The air bubbles show difference
This conclusion is seconded by a former director of the National Museum of Korea and a celebrated Korean celadon expert, Chung Yang-mo, who came to Beijing specifically to get a look at the cup holder.
The 82-year-old Chung, who has excavated hundreds of pieces of Korean celadon ware, comments, "Although porcelain making was introduced to Korea during the Five Dynasties and Ten Kingdoms period (AD 907-979), there are some techniques for cup holders of this kind that Korean celadon makers never learned."
The first discrepancy is the petal flange, which is almost horizontal, while similar flanges on Korean celadon are upturned at the edge, otherwise the flange would collapse during the firing process, he explains.

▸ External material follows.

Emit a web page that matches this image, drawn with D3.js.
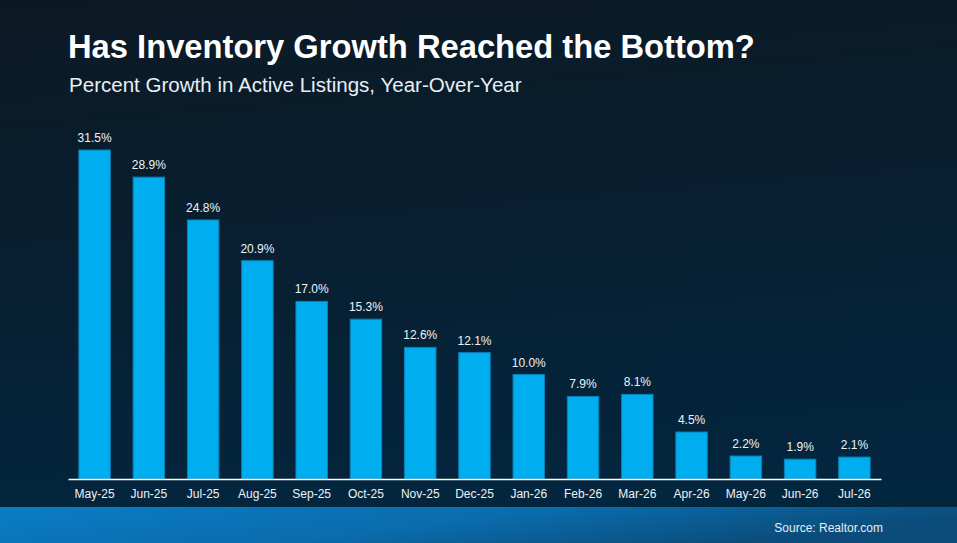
<!DOCTYPE html>
<html>
<head>
<meta charset="utf-8">
<script src="https://cdn.jsdelivr.net/npm/d3@7"></script>
<style>
  html, body { margin: 0; padding: 0; background: #071c2c; }
  svg { display: block; font-family: "Liberation Sans", Arial, sans-serif; }
</style>
</head>
<body>
<div id="chart"></div>
<script>
const months = ["May-25", "Jun-25", "Jul-25", "Aug-25", "Sep-25", "Oct-25", "Nov-25", "Dec-25",
  "Jan-26", "Feb-26", "Mar-26", "Apr-26", "May-26", "Jun-26", "Jul-26"];
const growth = [31.5, 28.9, 24.8, 20.9, 17.0, 15.3, 12.6, 12.1, 10.0, 7.9, 8.1, 4.5, 2.2, 1.9, 2.1];

const titleText = "Has Inventory Growth Reached the Bottom?";
const subtitleText = "Percent Growth in Active Listings, Year-Over-Year";
const sourceText = "Source: Realtor.com";

const width = 957;
const height = 543;
const margin = { top: 150, right: 76, bottom: 64, left: 68 };

const svg = d3.select("#chart").append("svg")
  .attr("width", width)
  .attr("height", height);

// background gradients
const defs = svg.append("defs");
const bg = defs.append("linearGradient")
  .attr("id", "bg").attr("x1", 0).attr("y1", 0).attr("x2", 0.15).attr("y2", 1);
bg.append("stop").attr("offset", "0%").attr("stop-color", "#0c1924");
bg.append("stop").attr("offset", "100%").attr("stop-color", "#03263f");

const band = defs.append("linearGradient")
  .attr("id", "band").attr("x1", 0).attr("y1", 0).attr("x2", 1).attr("y2", 0.3);
band.append("stop").attr("offset", "0%").attr("stop-color", "#0a7dc6");
band.append("stop").attr("offset", "55%").attr("stop-color", "#0a6cac");
band.append("stop").attr("offset", "100%").attr("stop-color", "#0b4c7a");

svg.append("rect").attr("width", width).attr("height", height).attr("fill", "url(#bg)");
svg.append("rect").attr("x", 0).attr("y", 507).attr("width", width).attr("height", height - 507)
  .attr("fill", "url(#band)");

// title + subtitle, sized to fit their measured widths
const title = svg.append("text")
  .attr("x", 68).attr("y", 58)
  .attr("fill", "#ffffff")
  .attr("font-weight", "bold")
  .attr("font-size", 30)
  .text(titleText);
title.attr("font-size", 30 * 687 / title.node().getComputedTextLength());

const subtitle = svg.append("text")
  .attr("x", 69).attr("y", 92)
  .attr("fill", "#e8eef3")
  .attr("font-size", 18)
  .text(subtitleText);
subtitle.attr("font-size", 18 * 453 / subtitle.node().getComputedTextLength());

// scales
const x = d3.scaleBand()
  .domain(months)
  .range([margin.left, width - margin.right])
  .paddingInner(0.42)
  .paddingOuter(0.2);

const y = d3.scaleLinear()
  .domain([0, d3.max(growth)])
  .range([height - margin.bottom, margin.top]);

const data = months.map((m, i) => ({ month: m, value: growth[i] }));

// bars
svg.append("g").selectAll("rect")
  .data(data)
  .enter().append("rect")
  .attr("x", d => x(d.month))
  .attr("y", d => y(d.value))
  .attr("width", x.bandwidth())
  .attr("height", d => y(0) - y(d.value))
  .attr("fill", "#00aeef")
  .attr("stroke", "#0a80b6")
  .attr("stroke-width", 1);

// value labels
svg.append("g").selectAll("text")
  .data(data)
  .enter().append("text")
  .attr("x", d => x(d.month) + x.bandwidth() / 2)
  .attr("y", d => y(d.value) - 8)
  .attr("text-anchor", "middle")
  .attr("fill", "#f0f3f6")
  .attr("font-size", 12)
  .text(d => d.value.toFixed(1) + "%");

// x axis
const xAxis = svg.append("g")
  .attr("transform", `translate(0,${y(0)})`)
  .call(d3.axisBottom(x).tickSize(0).tickPadding(10).tickSizeOuter(0));
xAxis.select(".domain").attr("stroke", "#ffffff").attr("stroke-width", 1.5);
xAxis.selectAll("text")
  .attr("fill", "#eef2f5")
  .attr("font-size", 12)
  .attr("font-family", "Liberation Sans, Arial, sans-serif");

// source
svg.append("text")
  .attr("x", 883).attr("y", 532)
  .attr("text-anchor", "end")
  .attr("fill", "#e6eef5")
  .attr("font-size", 12)
  .text(sourceText);
</script>
</body>
</html>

Second, Korean celadon contains more ferrum, which oozes through during the firing to add redness to the color. This cup holder on the other hand is a grayish green.

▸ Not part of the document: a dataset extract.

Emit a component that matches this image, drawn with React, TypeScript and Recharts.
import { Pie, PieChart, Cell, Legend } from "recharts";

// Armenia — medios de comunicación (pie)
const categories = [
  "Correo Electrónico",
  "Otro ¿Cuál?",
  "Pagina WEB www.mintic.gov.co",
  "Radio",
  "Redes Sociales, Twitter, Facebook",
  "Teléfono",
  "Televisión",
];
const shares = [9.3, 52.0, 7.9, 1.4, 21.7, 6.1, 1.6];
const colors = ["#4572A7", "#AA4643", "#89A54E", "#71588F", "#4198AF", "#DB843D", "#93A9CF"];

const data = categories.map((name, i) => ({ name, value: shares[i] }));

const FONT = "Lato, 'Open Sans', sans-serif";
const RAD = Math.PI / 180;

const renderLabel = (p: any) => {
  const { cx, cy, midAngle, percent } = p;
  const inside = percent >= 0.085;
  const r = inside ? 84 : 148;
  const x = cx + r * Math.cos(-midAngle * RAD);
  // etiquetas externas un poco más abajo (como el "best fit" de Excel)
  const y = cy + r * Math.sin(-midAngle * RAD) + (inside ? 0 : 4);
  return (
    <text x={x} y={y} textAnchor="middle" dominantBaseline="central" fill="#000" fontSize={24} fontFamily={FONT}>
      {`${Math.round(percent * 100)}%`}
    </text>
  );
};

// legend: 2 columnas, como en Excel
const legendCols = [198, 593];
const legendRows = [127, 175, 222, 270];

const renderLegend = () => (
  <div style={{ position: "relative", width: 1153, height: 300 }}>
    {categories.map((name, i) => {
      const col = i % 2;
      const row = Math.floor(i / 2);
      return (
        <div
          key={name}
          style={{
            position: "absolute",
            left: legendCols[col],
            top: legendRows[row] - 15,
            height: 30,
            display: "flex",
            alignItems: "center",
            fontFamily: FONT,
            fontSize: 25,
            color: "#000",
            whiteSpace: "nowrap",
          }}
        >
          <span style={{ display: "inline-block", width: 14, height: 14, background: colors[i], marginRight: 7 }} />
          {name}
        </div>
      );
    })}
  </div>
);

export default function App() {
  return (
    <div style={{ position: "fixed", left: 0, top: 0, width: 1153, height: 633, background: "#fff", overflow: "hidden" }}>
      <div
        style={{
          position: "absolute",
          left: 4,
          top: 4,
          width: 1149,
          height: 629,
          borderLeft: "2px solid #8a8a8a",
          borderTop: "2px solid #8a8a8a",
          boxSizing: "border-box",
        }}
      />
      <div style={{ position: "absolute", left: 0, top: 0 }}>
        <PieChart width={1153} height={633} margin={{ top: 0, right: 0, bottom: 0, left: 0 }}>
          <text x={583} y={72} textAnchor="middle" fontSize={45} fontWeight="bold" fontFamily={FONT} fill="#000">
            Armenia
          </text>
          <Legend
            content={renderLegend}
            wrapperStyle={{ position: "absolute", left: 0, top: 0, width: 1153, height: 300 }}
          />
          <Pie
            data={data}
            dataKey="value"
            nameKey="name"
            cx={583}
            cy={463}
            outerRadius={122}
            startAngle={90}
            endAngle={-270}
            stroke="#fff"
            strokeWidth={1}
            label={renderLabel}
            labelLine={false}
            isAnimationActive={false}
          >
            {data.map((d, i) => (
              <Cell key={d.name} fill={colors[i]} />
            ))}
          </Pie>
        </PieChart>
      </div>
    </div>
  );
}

What is more important, however, are the air bubbles. In the Korean celadon glaze, they are mixed together in different sizes. But this cup holder has very even air bubbles that are distributed like pearls.
"That's why it's so lucid and beautiful," Chung continues enthusiastically, adding. "I feel honored just holding it."
Adding support to this is Choi Kun, the former director of the Gyeonggi Ceramic Museum in South Korea and a Korean celadon expert who accompanied Chung on the Beijing adventure, and who explains, "The porcelain body is more exquisite and was fired at a higher temperature."
The two specialists also point out that the copper inlay technique has to be Chinese because it had not been mastered by the Korean craftsmen of the time.
Lu Chenglong, the Beijing Palace Museum's Ancient Ceramics Department head, says the copper inlay was probably done much later by the Japanese, considering that the auction item is from a Japanese collector. He then speculates, "It's possible that the copper was inlaid to cover chipped areas on the upper edge, or to prevent chipping."
Nonetheless, he is quite certain that this ware is a product of the Ru Kiln at the Qing-liang Temple.